Drop the images; return everything else in the listing below exactly.
★ ★ ★ ★
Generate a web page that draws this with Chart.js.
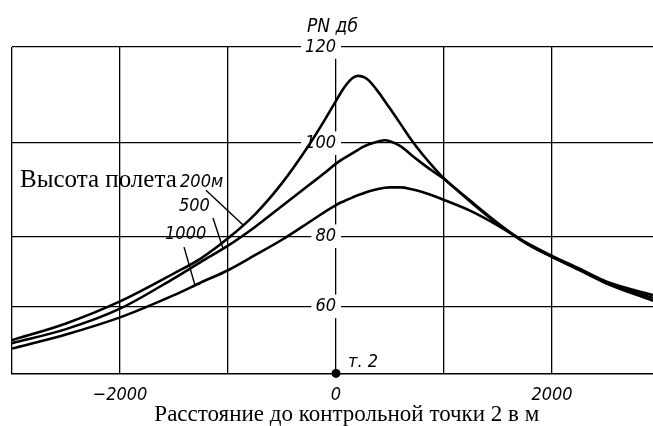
<!DOCTYPE html>
<html>
<head>
<meta charset="utf-8">
<script src="https://cdn.jsdelivr.net/npm/chart.js@4.4.0/dist/chart.umd.min.js"></script>
<style>
  html, body { margin: 0; padding: 0; background: #fff; overflow: hidden; }
  canvas { display: block; }
</style>
</head>
<body>
<canvas id="pnChart" width="653" height="426"></canvas>
<script>
// расстояние до контрольной точки 2, м
const distances = [-3000, -2500, -2000, -1500, -1250, -1000, -750, -500, -250, -100, 0, 50, 100, 150, 200, 250, 300, 400, 450, 500, 600, 700, 800, 900, 1000, 1250, 1500, 1750, 2000, 2250, 2500, 2935];

// PN дб при высоте полета 200, 500 и 1000 м
const pn200  = [49.9, 54.9, 61.4, 69.4, 73.7, 79.4, 84.7, 91.4, 99.6, 105.0, 108.8, 110.7, 112.3, 113.5, 114.0, 113.8, 113.1, 110.4, 108.8, 107.2, 103.9, 100.6, 97.6, 94.9, 92.4, 87.5, 82.8, 78.2, 74.1, 70.4, 66.6, 61.6];
const pn500  = [49.0, 53.2, 59.3, 68.0, 72.7, 77.3, 82.0, 86.5, 91.0, 93.7, 95.6, 96.4, 97.1, 97.8, 98.5, 99.2, 99.7, 100.4, 100.6, 100.4, 99.3, 97.4, 95.6, 93.9, 92.3, 87.3, 82.6, 78.2, 74.1, 70.5, 66.9, 62.4];
const pn1000 = [47.4, 51.6, 56.7, 63.2, 66.8, 70.3, 74.6, 79.0, 83.0, 85.3, 86.7, 87.3, 87.8, 88.3, 88.8, 89.2, 89.6, 90.2, 90.4, 90.5, 90.5, 90.1, 89.5, 88.7, 87.8, 85.4, 82.3, 78.4, 74.4, 70.8, 67.1, 63.2];

// сетка и подписи осей
const xTicks = [-3000, -2000, -1000, 0, 1000, 2000];
const xLabelled = [-2000, 0, 2000];
const yTicks = [60, 80, 100, 120];

// шкала PN на листе размечена неравномерно:
// значения-опоры и их место по высоте оси (0 — низ, 1 — верх)
const yStops   = [40, 60, 80, 100, 120];
const yStopPos = [0, 0.2055, 0.4202, 0.7055, 1];

class StretchScale extends Chart.LinearScale {
  getPixelForValue(value) {
    if (value === null || isNaN(value)) return NaN;
    let i = 0;
    while (i < yStops.length - 2 && value > yStops[i + 1]) i++;
    const t = (value - yStops[i]) / (yStops[i + 1] - yStops[i]);
    return this.getPixelForDecimal(yStopPos[i] + t * (yStopPos[i + 1] - yStopPos[i]));
  }
  getValueForPixel(pixel) {
    const dec = this.getDecimalForPixel(pixel);
    let i = 0;
    while (i < yStopPos.length - 2 && dec > yStopPos[i + 1]) i++;
    const t = (dec - yStopPos[i]) / (yStopPos[i + 1] - yStopPos[i]);
    return yStops[i] + t * (yStops[i + 1] - yStops[i]);
  }
}
StretchScale.id = 'stretch';
StretchScale.defaults = {};
Chart.register(StretchScale);

const numFont = { family: "'DejaVu Sans Condensed', 'Liberation Sans Narrow', 'DejaVu Sans'", style: 'italic', size: 18 };
const serifFont = "'Liberation Serif', 'DejaVu Serif', serif";

// подписи высот, выноски и надписи (в единицах осей)
const heightNotes = [
  { text: 'Высота полета', x: -2926, y: 90.5, serif: true },
  { text: '200м', x: -1444, y: 90.5 },
  { text: '500',  x: -1454, y: 85.4 },
  { text: '1000', x: -1583, y: 79.1 },
  { text: 'т. 2', x: 111, y: 41.8 }
];
const leaders = [
  [-1204, 89.9, -860, 82.4],
  [-1139, 83.9, -1046, 76.5],
  [-1407, 76.9, -1306, 66.0]
];
const caption = { text: 'Расстояние до контрольной точки 2 в м', x: 100 };

const notes = {
  id: 'notes',
  afterDatasetsDraw(chart) {
    const { ctx, scales: { x, y } } = chart;
    ctx.save();
    ctx.fillStyle = '#000';
    ctx.strokeStyle = '#000';
    ctx.lineWidth = 1.4;
    leaders.forEach(([x0, y0, x1, y1]) => {
      ctx.beginPath();
      ctx.moveTo(x.getPixelForValue(x0), y.getPixelForValue(y0));
      ctx.lineTo(x.getPixelForValue(x1), y.getPixelForValue(y1));
      ctx.stroke();
    });
    ctx.textAlign = 'left';
    ctx.textBaseline = 'alphabetic';
    heightNotes.forEach(n => {
      ctx.font = n.serif ? `25px ${serifFont}` : `italic ${numFont.size}px ${numFont.family}`;
      ctx.fillText(n.text, x.getPixelForValue(n.x), y.getPixelForValue(n.y));
    });
    // подпись оси расстояний
    ctx.textAlign = 'center';
    ctx.font = `23px ${serifFont}`;
    ctx.fillText(caption.text, x.getPixelForValue(caption.x), chart.height - 5);
    ctx.restore();
  }
};

const curve = (label, ys) => ({
  label,
  data: distances.map((d, i) => ({ x: d, y: ys[i] })),
  borderColor: '#000',
  borderWidth: 2.6,
  pointRadius: 0,
  cubicInterpolationMode: 'monotone',
  fill: false
});

new Chart(document.getElementById('pnChart'), {
  type: 'line',
  data: {
    datasets: [
      curve('200 м', pn200),
      curve('500 м', pn500),
      curve('1000 м', pn1000),
      {
        label: 'т. 2',
        data: [{ x: 0, y: 40 }],
        showLine: false,
        pointRadius: 4.5,
        pointBackgroundColor: '#000',
        pointBorderWidth: 0,
        clip: false
      }
    ]
  },
  options: {
    responsive: false,
    animation: false,
    layout: { autoPadding: false, padding: { left: 12, right: 0, top: 0, bottom: 9 } },
    plugins: {
      legend: { display: false },
      tooltip: { enabled: false },
      title: {
        display: true,
        text: 'PN дб',
        color: '#000',
        font: { family: numFont.family, style: 'italic', weight: 'normal', size: 19, lineHeight: 1 },
        padding: { top: 18, bottom: 10 }
      }
    },
    scales: {
      x: {
        type: 'linear',
        min: -3000,
        max: 2935,
        bounds: 'data',
        afterBuildTicks: s => { s.ticks = xTicks.map(v => ({ value: v })); },
        ticks: {
          autoSkip: false,
          maxRotation: 0,
          padding: 11,
          color: '#000',
          font: numFont,
          callback: v => xLabelled.includes(v) ? (v < 0 ? '\u2212' + Math.abs(v) : String(v)) : ''
        },
        grid: { color: '#000', lineWidth: 1.3, drawTicks: false },
        border: { color: '#000', width: 1.6 }
      },
      y: {
        type: 'stretch',
        min: 40,
        max: 120,
        bounds: 'data',
        position: { x: 0 },
        afterBuildTicks: s => { s.ticks = yTicks.map(v => ({ value: v })); },
        ticks: {
          padding: 9,
          color: '#000',
          font: numFont,
          showLabelBackdrop: true,
          backdropColor: '#fff',
          backdropPadding: { top: 1, bottom: 1, left: 4, right: 5 }
        },
        grid: { color: '#000', lineWidth: 1.3, drawTicks: false },
        border: { display: false }
      }
    }
  },
  plugins: [notes]
});
</script>
</body>
</html>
★ ★ ★ ★
=== RESPONSE BELOW ===
Generate a web page that draws this with Chart.js.
<!DOCTYPE html>
<html>
<head>
<meta charset="utf-8">
<script src="https://cdn.jsdelivr.net/npm/chart.js@4.4.0/dist/chart.umd.min.js"></script>
<style>
  html, body { margin: 0; padding: 0; background: #fff; overflow: hidden; }
  canvas { display: block; }
</style>
</head>
<body>
<canvas id="pnChart" width="653" height="426"></canvas>
<script>
// расстояние до контрольной точки 2, м
const distances = [-3000, -2500, -2000, -1500, -1250, -1000, -750, -500, -250, -100, 0, 50, 100, 150, 200, 250, 300, 400, 450, 500, 600, 700, 800, 900, 1000, 1250, 1500, 1750, 2000, 2250, 2500, 2935];

// PN дб при высоте полета 200, 500 и 1000 м
const pn200  = [49.9, 54.9, 61.4, 69.4, 73.7, 79.4, 84.7, 91.4, 99.6, 105.0, 108.8, 110.7, 112.3, 113.5, 114.0, 113.8, 113.1, 110.4, 108.8, 107.2, 103.9, 100.6, 97.6, 94.9, 92.4, 87.5, 82.8, 78.2, 74.1, 70.4, 66.6, 61.6];
const pn500  = [49.0, 53.2, 59.3, 68.0, 72.7, 77.3, 82.0, 86.5, 91.0, 93.7, 95.6, 96.4, 97.1, 97.8, 98.5, 99.2, 99.7, 100.4, 100.6, 100.4, 99.3, 97.4, 95.6, 93.9, 92.3, 87.3, 82.6, 78.2, 74.1, 70.5, 66.9, 62.4];
const pn1000 = [47.4, 51.6, 56.7, 63.2, 66.8, 70.3, 74.6, 79.0, 83.0, 85.3, 86.7, 87.3, 87.8, 88.3, 88.8, 89.2, 89.6, 90.2, 90.4, 90.5, 90.5, 90.1, 89.5, 88.7, 87.8, 85.4, 82.3, 78.4, 74.4, 70.8, 67.1, 63.2];

// сетка и подписи осей
const xTicks = [-3000, -2000, -1000, 0, 1000, 2000];
const xLabelled = [-2000, 0, 2000];
const yTicks = [60, 80, 100, 120];

// шкала PN на листе размечена неравномерно:
// значения-опоры и их место по высоте оси (0 — низ, 1 — верх)
const yStops   = [40, 60, 80, 100, 120];
const yStopPos = [0, 0.2055, 0.4202, 0.7055, 1];

class StretchScale extends Chart.LinearScale {
  getPixelForValue(value) {
    if (value === null || isNaN(value)) return NaN;
    let i = 0;
    while (i < yStops.length - 2 && value > yStops[i + 1]) i++;
    const t = (value - yStops[i]) / (yStops[i + 1] - yStops[i]);
    return this.getPixelForDecimal(yStopPos[i] + t * (yStopPos[i + 1] - yStopPos[i]));
  }
  getValueForPixel(pixel) {
    const dec = this.getDecimalForPixel(pixel);
    let i = 0;
    while (i < yStopPos.length - 2 && dec > yStopPos[i + 1]) i++;
    const t = (dec - yStopPos[i]) / (yStopPos[i + 1] - yStopPos[i]);
    return yStops[i] + t * (yStops[i + 1] - yStops[i]);
  }
}
StretchScale.id = 'stretch';
StretchScale.defaults = {};
Chart.register(StretchScale);

const numFont = { family: "'DejaVu Sans Condensed', 'Liberation Sans Narrow', 'DejaVu Sans'", style: 'italic', size: 18 };
const serifFont = "'Liberation Serif', 'DejaVu Serif', serif";

// подписи высот, выноски и надписи (в единицах осей)
const heightNotes = [
  { text: 'Высота полета', x: -2926, y: 90.5, serif: true },
  { text: '200м', x: -1444, y: 90.5 },
  { text: '500',  x: -1454, y: 85.4 },
  { text: '1000', x: -1583, y: 79.1 },
  { text: 'т. 2', x: 111, y: 41.8 }
];
const leaders = [
  [-1204, 89.9, -860, 82.4],
  [-1139, 83.9, -1046, 76.5],
  [-1407, 76.9, -1306, 66.0]
];
const caption = { text: 'Расстояние до контрольной точки 2 в м', x: 100 };

const notes = {
  id: 'notes',
  afterDatasetsDraw(chart) {
    const { ctx, scales: { x, y } } = chart;
    ctx.save();
    ctx.fillStyle = '#000';
    ctx.strokeStyle = '#000';
    ctx.lineWidth = 1.4;
    leaders.forEach(([x0, y0, x1, y1]) => {
      ctx.beginPath();
      ctx.moveTo(x.getPixelForValue(x0), y.getPixelForValue(y0));
      ctx.lineTo(x.getPixelForValue(x1), y.getPixelForValue(y1));
      ctx.stroke();
    });
    ctx.textAlign = 'left';
    ctx.textBaseline = 'alphabetic';
    heightNotes.forEach(n => {
      ctx.font = n.serif ? `25px ${serifFont}` : `italic ${numFont.size}px ${numFont.family}`;
      ctx.fillText(n.text, x.getPixelForValue(n.x), y.getPixelForValue(n.y));
    });
    // подпись оси расстояний
    ctx.textAlign = 'center';
    ctx.font = `23px ${serifFont}`;
    ctx.fillText(caption.text, x.getPixelForValue(caption.x), chart.height - 5);
    ctx.restore();
  }
};

const curve = (label, ys) => ({
  label,
  data: distances.map((d, i) => ({ x: d, y: ys[i] })),
  borderColor: '#000',
  borderWidth: 2.6,
  pointRadius: 0,
  cubicInterpolationMode: 'monotone',
  fill: false
});

new Chart(document.getElementById('pnChart'), {
  type: 'line',
  data: {
    datasets: [
      curve('200 м', pn200),
      curve('500 м', pn500),
      curve('1000 м', pn1000),
      {
        label: 'т. 2',
        data: [{ x: 0, y: 40 }],
        showLine: false,
        pointRadius: 4.5,
        pointBackgroundColor: '#000',
        pointBorderWidth: 0,
        clip: false
      }
    ]
  },
  options: {
    responsive: false,
    animation: false,
    layout: { autoPadding: false, padding: { left: 12, right: 0, top: 0, bottom: 9 } },
    plugins: {
      legend: { display: false },
      tooltip: { enabled: false },
      title: {
        display: true,
        text: 'PN дб',
        color: '#000',
        font: { family: numFont.family, style: 'italic', weight: 'normal', size: 19, lineHeight: 1 },
        padding: { top: 18, bottom: 10 }
      }
    },
    scales: {
      x: {
        type: 'linear',
        min: -3000,
        max: 2935,
        bounds: 'data',
        afterBuildTicks: s => { s.ticks = xTicks.map(v => ({ value: v })); },
        ticks: {
          autoSkip: false,
          maxRotation: 0,
          padding: 11,
          color: '#000',
          font: numFont,
          callback: v => xLabelled.includes(v) ? (v < 0 ? '\u2212' + Math.abs(v) : String(v)) : ''
        },
        grid: { color: '#000', lineWidth: 1.3, drawTicks: false },
        border: { color: '#000', width: 1.6 }
      },
      y: {
        type: 'stretch',
        min: 40,
        max: 120,
        bounds: 'data',
        position: { x: 0 },
        afterBuildTicks: s => { s.ticks = yTicks.map(v => ({ value: v })); },
        ticks: {
          padding: 9,
          color: '#000',
          font: numFont,
          showLabelBackdrop: true,
          backdropColor: '#fff',
          backdropPadding: { top: 1, bottom: 1, left: 4, right: 5 }
        },
        grid: { color: '#000', lineWidth: 1.3, drawTicks: false },
        border: { display: false }
      }
    }
  },
  plugins: [notes]
});
</script>
</body>
</html>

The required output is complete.